Exercise goal: Check the listing below for lines that hold "this". How many are there? Please give only the number.

━━━━━━━━━━━━━━━━━━━━━━━━━━━━━━

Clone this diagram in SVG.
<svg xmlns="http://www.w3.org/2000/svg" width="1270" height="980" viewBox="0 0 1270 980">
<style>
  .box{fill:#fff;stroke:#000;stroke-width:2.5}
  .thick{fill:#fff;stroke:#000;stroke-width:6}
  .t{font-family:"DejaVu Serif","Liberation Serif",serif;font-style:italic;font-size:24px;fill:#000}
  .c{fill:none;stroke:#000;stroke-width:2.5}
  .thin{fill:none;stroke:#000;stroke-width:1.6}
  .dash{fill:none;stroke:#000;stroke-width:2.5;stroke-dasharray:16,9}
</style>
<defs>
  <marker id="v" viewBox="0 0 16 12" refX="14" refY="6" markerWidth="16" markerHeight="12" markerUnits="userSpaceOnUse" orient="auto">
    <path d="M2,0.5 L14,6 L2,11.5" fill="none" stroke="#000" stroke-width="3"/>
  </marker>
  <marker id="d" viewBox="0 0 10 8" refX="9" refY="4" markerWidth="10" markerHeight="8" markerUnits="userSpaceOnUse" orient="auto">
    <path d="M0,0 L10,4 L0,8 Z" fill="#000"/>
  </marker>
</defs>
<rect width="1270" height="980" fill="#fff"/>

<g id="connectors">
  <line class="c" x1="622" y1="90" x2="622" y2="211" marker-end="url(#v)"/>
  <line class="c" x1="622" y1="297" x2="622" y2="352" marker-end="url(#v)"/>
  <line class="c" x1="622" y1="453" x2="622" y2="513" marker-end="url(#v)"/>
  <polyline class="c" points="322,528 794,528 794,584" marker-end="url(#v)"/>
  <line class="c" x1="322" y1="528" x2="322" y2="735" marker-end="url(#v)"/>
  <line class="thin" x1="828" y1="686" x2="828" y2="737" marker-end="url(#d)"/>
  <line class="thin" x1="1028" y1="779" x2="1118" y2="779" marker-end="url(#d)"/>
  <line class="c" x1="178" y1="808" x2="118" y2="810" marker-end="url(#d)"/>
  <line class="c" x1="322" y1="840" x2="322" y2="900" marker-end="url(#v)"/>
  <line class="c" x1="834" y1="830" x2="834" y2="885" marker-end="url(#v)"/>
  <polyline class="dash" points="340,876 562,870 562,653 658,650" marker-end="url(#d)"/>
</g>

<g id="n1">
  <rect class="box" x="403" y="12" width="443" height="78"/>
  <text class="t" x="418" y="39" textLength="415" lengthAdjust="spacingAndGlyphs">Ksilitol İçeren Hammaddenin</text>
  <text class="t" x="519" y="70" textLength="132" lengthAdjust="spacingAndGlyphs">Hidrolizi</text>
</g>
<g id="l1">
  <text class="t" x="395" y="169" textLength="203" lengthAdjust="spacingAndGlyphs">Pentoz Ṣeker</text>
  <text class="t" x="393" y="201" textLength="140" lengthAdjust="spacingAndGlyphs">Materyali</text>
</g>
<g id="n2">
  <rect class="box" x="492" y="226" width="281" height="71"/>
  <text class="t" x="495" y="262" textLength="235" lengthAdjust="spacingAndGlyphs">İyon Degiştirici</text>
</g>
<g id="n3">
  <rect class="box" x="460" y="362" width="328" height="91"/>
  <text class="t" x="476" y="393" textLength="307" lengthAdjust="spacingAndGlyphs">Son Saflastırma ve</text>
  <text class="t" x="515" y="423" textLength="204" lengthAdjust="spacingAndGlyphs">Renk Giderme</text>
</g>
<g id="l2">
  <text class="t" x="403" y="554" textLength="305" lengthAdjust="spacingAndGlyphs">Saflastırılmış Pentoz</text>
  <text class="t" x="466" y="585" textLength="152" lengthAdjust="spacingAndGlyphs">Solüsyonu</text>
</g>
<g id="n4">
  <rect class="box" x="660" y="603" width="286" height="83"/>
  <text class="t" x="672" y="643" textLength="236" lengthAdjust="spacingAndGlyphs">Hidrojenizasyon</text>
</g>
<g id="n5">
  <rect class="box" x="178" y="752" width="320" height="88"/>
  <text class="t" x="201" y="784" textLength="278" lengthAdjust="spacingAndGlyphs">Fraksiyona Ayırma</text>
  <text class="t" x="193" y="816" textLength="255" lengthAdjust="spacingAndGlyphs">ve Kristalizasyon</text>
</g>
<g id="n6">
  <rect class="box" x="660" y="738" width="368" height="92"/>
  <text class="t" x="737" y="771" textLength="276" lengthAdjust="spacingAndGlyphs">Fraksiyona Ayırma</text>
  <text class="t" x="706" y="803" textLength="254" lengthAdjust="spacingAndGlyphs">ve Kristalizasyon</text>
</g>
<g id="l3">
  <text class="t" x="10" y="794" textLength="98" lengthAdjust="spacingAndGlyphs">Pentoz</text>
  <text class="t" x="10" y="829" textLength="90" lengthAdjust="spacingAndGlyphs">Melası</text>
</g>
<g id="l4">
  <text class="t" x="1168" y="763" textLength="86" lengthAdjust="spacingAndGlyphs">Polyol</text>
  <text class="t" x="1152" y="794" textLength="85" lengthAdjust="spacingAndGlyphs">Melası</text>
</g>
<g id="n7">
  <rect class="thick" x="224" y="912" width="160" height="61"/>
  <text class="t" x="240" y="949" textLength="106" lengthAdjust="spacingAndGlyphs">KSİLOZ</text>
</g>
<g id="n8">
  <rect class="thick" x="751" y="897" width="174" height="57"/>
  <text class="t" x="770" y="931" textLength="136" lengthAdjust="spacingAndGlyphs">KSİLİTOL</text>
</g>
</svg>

━━━━━━━━━━━━━━━━━━━━━━━━━━━━━━

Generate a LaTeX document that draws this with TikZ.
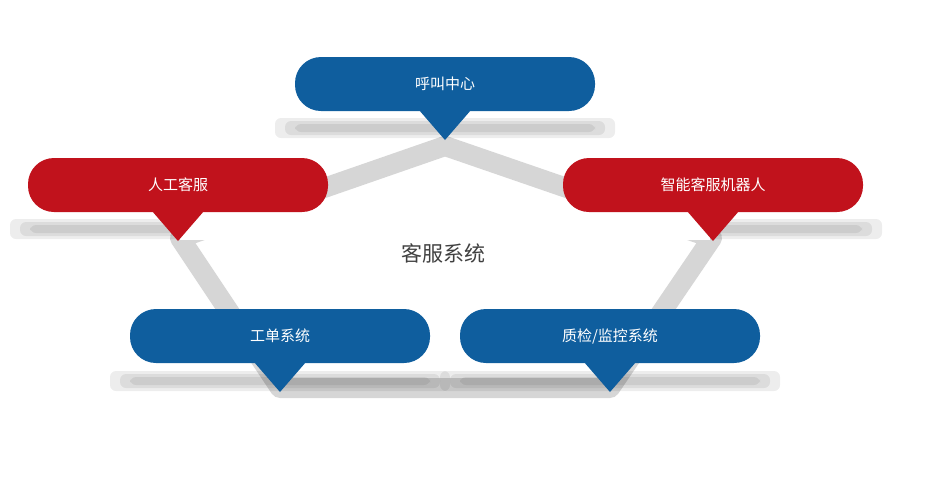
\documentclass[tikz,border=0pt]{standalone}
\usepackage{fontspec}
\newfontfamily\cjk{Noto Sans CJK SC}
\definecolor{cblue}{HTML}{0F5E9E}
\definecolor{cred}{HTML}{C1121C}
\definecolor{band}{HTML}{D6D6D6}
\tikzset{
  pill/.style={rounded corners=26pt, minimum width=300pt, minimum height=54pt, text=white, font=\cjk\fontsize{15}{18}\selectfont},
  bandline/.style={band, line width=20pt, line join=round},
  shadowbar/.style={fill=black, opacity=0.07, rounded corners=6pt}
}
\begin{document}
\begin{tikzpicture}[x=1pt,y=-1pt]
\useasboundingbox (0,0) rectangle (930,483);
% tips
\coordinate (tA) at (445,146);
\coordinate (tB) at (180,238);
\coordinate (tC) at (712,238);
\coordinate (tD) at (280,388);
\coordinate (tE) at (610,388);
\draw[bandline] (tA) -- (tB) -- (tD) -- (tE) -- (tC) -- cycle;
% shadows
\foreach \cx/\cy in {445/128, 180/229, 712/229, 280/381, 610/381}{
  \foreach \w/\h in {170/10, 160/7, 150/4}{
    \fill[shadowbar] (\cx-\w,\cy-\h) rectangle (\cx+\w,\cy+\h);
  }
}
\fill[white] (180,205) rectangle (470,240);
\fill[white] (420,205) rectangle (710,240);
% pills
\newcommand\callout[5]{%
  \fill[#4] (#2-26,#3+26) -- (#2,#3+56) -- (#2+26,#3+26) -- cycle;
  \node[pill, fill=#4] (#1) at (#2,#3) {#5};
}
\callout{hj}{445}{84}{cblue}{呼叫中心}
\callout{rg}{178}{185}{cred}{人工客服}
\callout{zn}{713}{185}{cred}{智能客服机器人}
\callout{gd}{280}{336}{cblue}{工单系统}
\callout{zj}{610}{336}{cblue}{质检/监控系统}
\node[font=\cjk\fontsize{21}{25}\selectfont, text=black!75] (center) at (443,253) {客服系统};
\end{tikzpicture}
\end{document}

━━━━━━━━━━━━━━━━━━━━━━━━━━━━━━

Task answer: 2